When writing poems, I try to take out half the adjectives and a third of the self-pity.

—Sharon Olds

I believe in body poems, poems that rise from the body. A poem is a creature of sound. A poem comes to us, all poems come to us, through the oral tradition. Yes, a poem has a certain life as mere text on a page. But that life as text is only a fraction of the poem's complete life. A poem can't assume its complete life until it's been given voice. . . . A poem has a sound form, it's comprised of a sequence and combination of sounds. A poem has musical devices. A poem has kinetic energy. A poem has risen from the physicality of its maker, and it speaks to the physicality of a listener. . . . For me, writing a good poem means writing an embodied poem.
—Paulann Petersen

I've had it with these cheap sons of bitches who claim they love poetry but never buy a book.

—Kenneth Rexroth
 

How does he know when a poem is done? When I can take a poem of mine that I think is finished and put it aside for a month and pick it up and read it and find it interesting, and if I encounter no place where I think it should be changed, and if at the end it surprises me, even though I wrote it, I think it might be done.

—Galway Kinnell

 

I almost never have a goal in mind for a poem, so poems failing to do what I want them to do aren't usually a problem.
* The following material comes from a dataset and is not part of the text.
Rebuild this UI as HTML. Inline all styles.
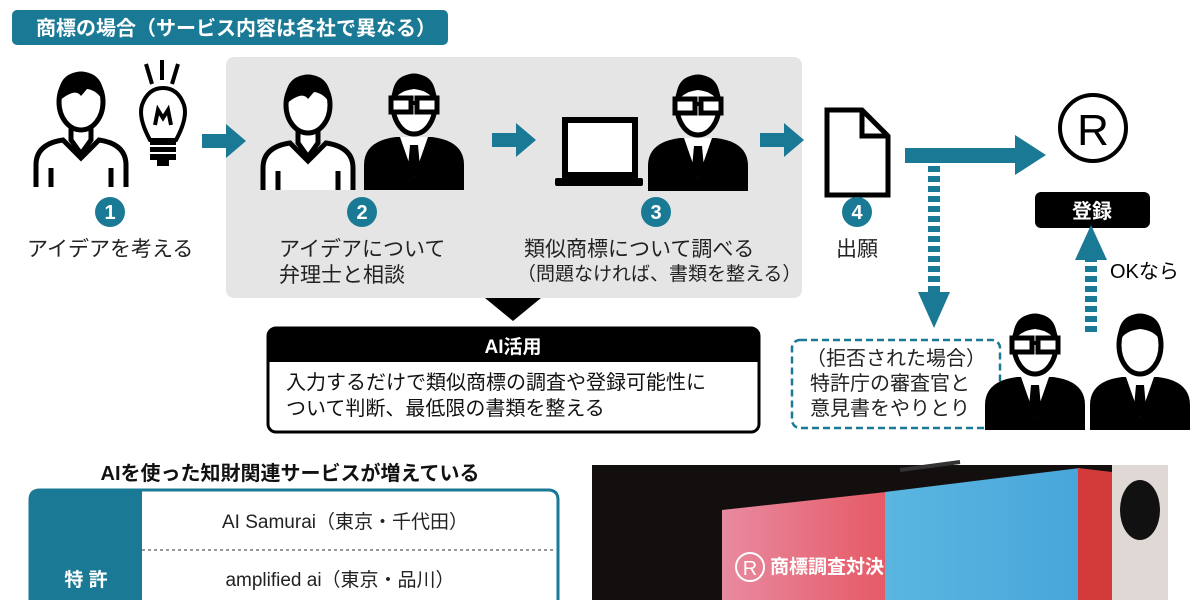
<!DOCTYPE html>
<html><head><meta charset="utf-8"><style>
html,body{margin:0;padding:0;background:#fff;width:1200px;height:600px;overflow:hidden}
svg{display:block}
text{font-family:"Liberation Sans","Noto Sans CJK JP",sans-serif}
</style></head><body>
<svg width="1200" height="600" viewBox="0 0 1200 600" xmlns="http://www.w3.org/2000/svg">
<defs>
<g id="pout">
 <path d="M5,125 L5,103 Q5,82 32,78 L50,96 L68,78 Q95,82 95,103 L95,125" fill="#fff" stroke="#000" stroke-width="5"/>
 <line x1="20" y1="106" x2="20" y2="125" stroke="#000" stroke-width="5"/>
 <line x1="80" y1="106" x2="80" y2="125" stroke="#000" stroke-width="5"/>
 <rect x="40" y="62" width="20" height="20" fill="#fff"/>
 <path d="M40,62 L40,78 L50,92 L60,78 L60,62" fill="#fff" stroke="#000" stroke-width="5"/>
 <ellipse cx="50" cy="40" rx="22" ry="28" fill="#fff" stroke="#000" stroke-width="5"/>
 <path d="M27,40 Q26,10 50,10 Q74,10 73,40 Q66,28 56,27 L50,34 Q44,25 27,40 Z" fill="#000"/>
</g>
<g id="psuit">
 <path d="M0,125 L0,100 Q0,76 32,72 L68,72 Q100,76 100,100 L100,125 Z" fill="#000"/>
 <polygon points="36,72 50,112 64,72" fill="#fff"/>
 <polygon points="46,80 54,80 56,102 50,112 44,102" fill="#000"/>
 <ellipse cx="50" cy="40" rx="21" ry="29" fill="#fff" stroke="#000" stroke-width="5"/>
 <path d="M28,40 Q26,9 50,9 Q74,9 72,40 Q68,26 50,24 Q32,26 28,40 Z" fill="#000"/>
</g>
<g id="pglass">
 <use href="#psuit"/>
 <rect x="27" y="33" width="20" height="14" fill="#fff" stroke="#000" stroke-width="5"/>
 <rect x="53" y="33" width="20" height="14" fill="#fff" stroke="#000" stroke-width="5"/>
 <line x1="47" y1="38" x2="53" y2="38" stroke="#000" stroke-width="4"/>
</g>
<g id="arr"><rect x="0" y="-7" width="26" height="14" fill="#1a7a95"/><polygon points="24,-17 44,0 24,17" fill="#1a7a95"/></g>
</defs>

<!-- title bar -->
<rect x="12" y="10" width="436" height="35" rx="5" fill="#1a7a95"/>
<text x="36" y="35" font-size="20" font-weight="bold" fill="#fff">商標の場合（サービス内容は各社で異なる）</text>

<!-- gray panel -->
<rect x="226" y="57" width="576" height="241" rx="8" fill="#e5e5e5"/>

<!-- person 1 + bulb -->
<use href="#pout" transform="translate(31,62)"/>
<g stroke="#000" stroke-width="4" fill="none">
 <line x1="146" y1="64" x2="152" y2="84"/><line x1="162" y1="60" x2="162" y2="80"/><line x1="178" y1="64" x2="172" y2="84"/>
 <path d="M150,140 Q138,118 142,105 Q148,88 163,88 Q178,88 184,105 Q188,118 176,140 Z" fill="#fff"/>
 <path d="M155,125 L158,110 L163,118 L168,110 L171,125"/>
</g>
<rect x="150" y="140" width="26" height="20" fill="#000"/>
<line x1="150" y1="146" x2="176" y2="146" stroke="#fff" stroke-width="2"/><line x1="150" y1="153" x2="176" y2="153" stroke="#fff" stroke-width="2"/>
<rect x="157" y="160" width="12" height="6" fill="#000"/>

<use href="#arr" transform="translate(202,141)"/>

<use href="#pout" transform="translate(258,65)"/>
<use href="#pglass" transform="translate(364,65)"/>

<use href="#arr" transform="translate(492,140)"/>

<!-- laptop -->
<rect x="565" y="120" width="70" height="55" fill="#fff" stroke="#000" stroke-width="6"/>
<rect x="555" y="178" width="88" height="8" rx="2" fill="#000"/>
<use href="#pglass" transform="translate(648,66)"/>

<use href="#arr" transform="translate(760,140)"/>

<!-- doc -->
<path d="M827,110 L862,110 L888,136 L888,195 L827,195 Z" fill="#fff" stroke="#000" stroke-width="5"/>
<path d="M862,110 L862,136 L888,136" fill="none" stroke="#000" stroke-width="5"/>

<!-- long arrow -->
<rect x="905" y="148" width="115" height="15" fill="#1a7a95"/>
<polygon points="1015,135 1046,155 1015,175" fill="#1a7a95"/>

<!-- R -->
<circle cx="1093" cy="128" r="33" fill="#fff" stroke="#000" stroke-width="4"/>
<text x="1093" y="145" font-size="44" text-anchor="middle" fill="#000">R</text>
<rect x="1035" y="192" width="115" height="36" rx="6" fill="#000"/>
<text x="1092" y="218" font-size="20" font-weight="bold" text-anchor="middle" fill="#fff">登録</text>

<!-- dotted down -->
<line x1="934" y1="166" x2="934" y2="294" stroke="#1a7a95" stroke-width="12" stroke-dasharray="6,4"/>
<polygon points="918,292 950,292 934,328" fill="#1a7a95"/>
<!-- dotted up -->
<line x1="1091" y1="332" x2="1091" y2="258" stroke="#1a7a95" stroke-width="12" stroke-dasharray="6,4"/>
<polygon points="1075,260 1107,260 1091,225" fill="#1a7a95"/>
<text x="1110" y="278" font-size="20" fill="#000">OKなら</text>

<!-- step circles -->
<g font-size="20" font-weight="bold" fill="#fff" text-anchor="middle">
<circle cx="110" cy="212" r="15" fill="#1a7a95"/><text x="110" y="219">1</text>
<circle cx="362" cy="212" r="15" fill="#1a7a95"/><text x="362" y="219">2</text>
<circle cx="656" cy="212" r="15" fill="#1a7a95"/><text x="656" y="219">3</text>
<circle cx="857" cy="212" r="15" fill="#1a7a95"/><text x="857" y="219">4</text>
</g>

<g font-size="21" fill="#222">
<text x="27" y="256">アイデアを考える</text>
<text x="279" y="256">アイデアについて</text>
<text x="279" y="282">弁理士と相談</text>
<text x="524" y="256">類似商標について調べる</text>
<text x="517" y="280" font-size="19">（問題なければ、書類を整える）</text>
<text x="836" y="256">出願</text>
</g>

<!-- AI box -->
<polygon points="485,298 541,298 513,321" fill="#000"/>
<rect x="268" y="328" width="491" height="104" rx="8" fill="#fff" stroke="#000" stroke-width="3"/>
<path d="M268,362 L268,336 Q268,328 276,328 L751,328 Q759,328 759,336 L759,362 Z" fill="#000"/>
<text x="513" y="353" font-size="19" font-weight="bold" fill="#fff" text-anchor="middle">AI活用</text>
<text x="286" y="389" font-size="20" fill="#111">入力するだけで類似商標の調査や登録可能性に</text>
<text x="286" y="415" font-size="20" fill="#111">ついて判断、最低限の書類を整える</text>

<!-- dashed box -->
<rect x="792" y="340" width="208" height="88" rx="8" fill="#fff" stroke="#1a7a95" stroke-width="2.5" stroke-dasharray="7,4"/>
<g font-size="20" fill="#222">
<text x="806" y="365">（拒否された場合）</text>
<text x="810" y="390">特許庁の審査官と</text>
<text x="810" y="415">意見書をやりとり</text>
</g>
<use href="#pglass" transform="translate(985,305)"/>
<use href="#psuit" transform="translate(1090,305)"/>

<!-- bottom table -->
<text x="290" y="480" font-size="20" font-weight="bold" text-anchor="middle" fill="#111">AIを使った知財関連サービスが増えている</text>
<path d="M30,610 L30,500 Q30,490 40,490 L548,490 Q558,490 558,500 L558,610" fill="#fff" stroke="#1a7a95" stroke-width="3"/>
<path d="M30,610 L30,500 Q30,490 40,490 L142,490 L142,610 Z" fill="#1a7a95"/>
<line x1="142" y1="550" x2="556" y2="550" stroke="#777" stroke-width="1.5" stroke-dasharray="3,3"/>
<text x="86" y="586" font-size="19" font-weight="bold" fill="#fff" text-anchor="middle">特 許</text>
<text x="345" y="528" font-size="19" fill="#222" text-anchor="middle">AI Samurai（東京・千代田）</text>
<text x="340" y="586" font-size="19" fill="#222" text-anchor="middle">amplified ai（東京・品川）</text>

<!-- photo -->
<rect x="592" y="465" width="576" height="135" fill="#140f0f"/>
<defs>
<linearGradient id="pk" x1="0" x2="1"><stop offset="0" stop-color="#e88aa0"/><stop offset="1" stop-color="#e65a66"/></linearGradient>
<linearGradient id="bl" x1="0" x2="1"><stop offset="0" stop-color="#5ab6e0"/><stop offset="1" stop-color="#48a6da"/></linearGradient>
</defs>
<polygon points="722,510 886,492 886,600 722,600" fill="url(#pk)"/>
<polygon points="885,492 1080,468 1080,600 885,600" fill="url(#bl)"/>
<polygon points="1078,468 1112,472 1112,600 1078,600" fill="#d33a3a"/>
<rect x="1112" y="465" width="56" height="135" fill="#e0d8d5"/>
<ellipse cx="1140" cy="510" rx="20" ry="30" fill="#111"/>
<line x1="900" y1="470" x2="960" y2="462" stroke="#333" stroke-width="4"/>
<circle cx="750" cy="567" r="14" fill="none" stroke="#fff" stroke-width="2"/>
<text x="750" y="575" font-size="20" fill="#fff" text-anchor="middle" font-family="Liberation Serif,serif">R</text>
<text x="770" y="573" font-size="19" font-weight="bold" fill="#fff">商標調査対決</text>
</svg>
</body></html>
It's a large part of the joy of writing for me, to arrive where I didn't know I was going. Writers talk about this quite often. I think it's why many of us don't want to talk in detail about what we're writing. I tend to run with the first line or image that arrives with force.

—Bob Hicok

 

I’d like to say I’m of the begging bowl theory of poetry. You put out your begging bowl and see what drops into it. I really don’t want to know where the poem is going. And of course revision is a great thing. You get a draft and start tinkering and find out where it really wants to go.

—Marianne Boruch

When asked what makes a poem great, Conrad Hilberry said: It must be understandable. I don’t want to have to puzzle it out. It must be so personal that I feel I know the poet when I read it … imaginative, creative, written with care and skill … and with an ending that just socks you.